Asked if that stance went further than The A.P. had gone before, he said, “That’s right.” The company envisions a campaign that goes far beyond The A.P., a nonprofit corporation. It wants the 1,400 American newspapers that own the company to join the effort and use its software.
“If someone can build multibillion-dollar businesses out of keywords, we can build multihundred-million businesses out of headlines, and we’re going to do that,” Mr. Curley said. The goal, he said, was not to have less use of the news articles, but to be paid for any use.
That’s right folks; the AP (which, by the way, is a non-profit corporation) wants you to pay each and every time you quote an article in your blog, or even link back to one on the AP website.
The cluelessness is blinding.
Curley’s argument is that AP should be paid for any use of their product, no matter if only a link to the AP website, so they are taking the hard line that news articles should not turn up on blogs, search engines and Web sites without permission… and payment, The plan is to add some sort of software to each article published, which would display the AP’s version of applicable limits for use, inform the user of the required licensing agreement, and then phone home, telling the AP that the article has been used. Theoretically this would allow AP’s legal folks to file copyright infringement on scofflaws.
What they will actually be doing is consigning themselves to the dustbin of journalistic history. There is little doubt that this policy will produce a ripple effect on blogging, and the news aggregators like Hot Air and the Huffington Post will feel some effect, but what this action will not do is result in any additional revenue for AP. Instead the sphere will simply switch from AP to other reputable news organizations (Reuters, BBC), and the online newspapers.
"We can no longer stand by and watch others walk off with our work under misguided legal theories," says AP Chairman Dean Singleton. "We are mad as hell, and we are not going to take it anymore."

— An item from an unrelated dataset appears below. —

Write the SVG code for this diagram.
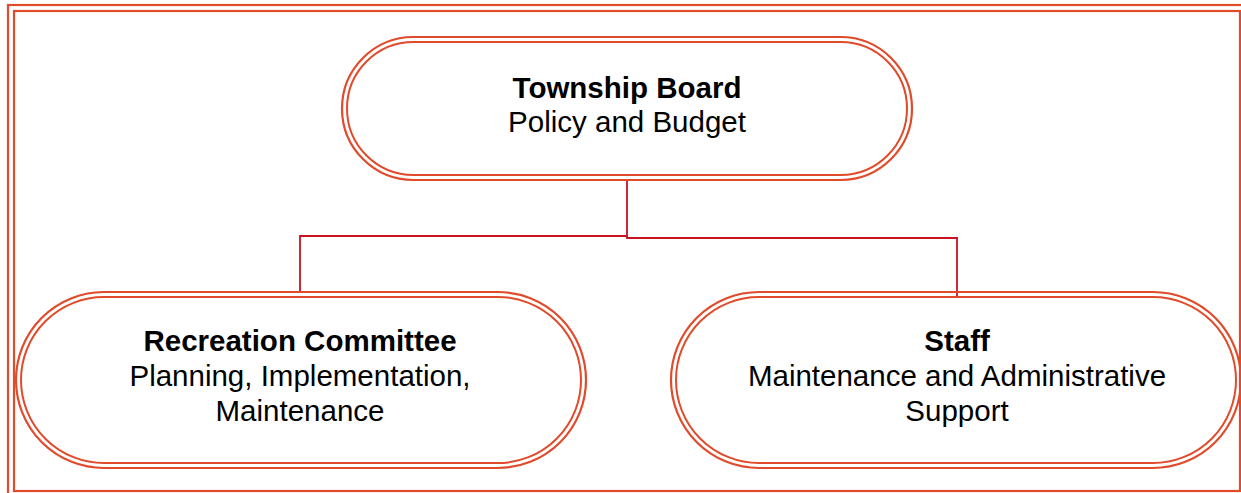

The legal theory in question is far from misguided, and neither is it up to the AP to determine the meaning of “fair use.” This is a question that will be answered by the courts, and I can assure Mr. Singleton that the decisions will not go well for his organization. The practice of cutting bits and pieces from wire service articles for the purpose of reporting the news or linking to an article when offering commentary dates back practically forever, and has been blessed by the courts numerous times. This is perfectly legal under current interpretation of copyright law, and just because the AP doesn’t agree will not change a thing. The threat of legal action will, however, be effective and bloggers will simply avoid the content rather than risk the expense of a court battle.
And then there is the relevance issue. The Associate Press board is apparently not much of a history student. If they were, they might have remembered that attempts to charge casual readers for web content has been tried… and has failed. When the New York Times, in 2005, attempted to place portions of its content behind a firewall and charge a $49.95 subscription price for access, unique hits dropped from 17 million monthly to a few hundred thousand. The Times dropped the idea in 2007. The AP, by following a similar path, is fasttracking the oldest remaining U.S. wire service to the realm of irrelevance.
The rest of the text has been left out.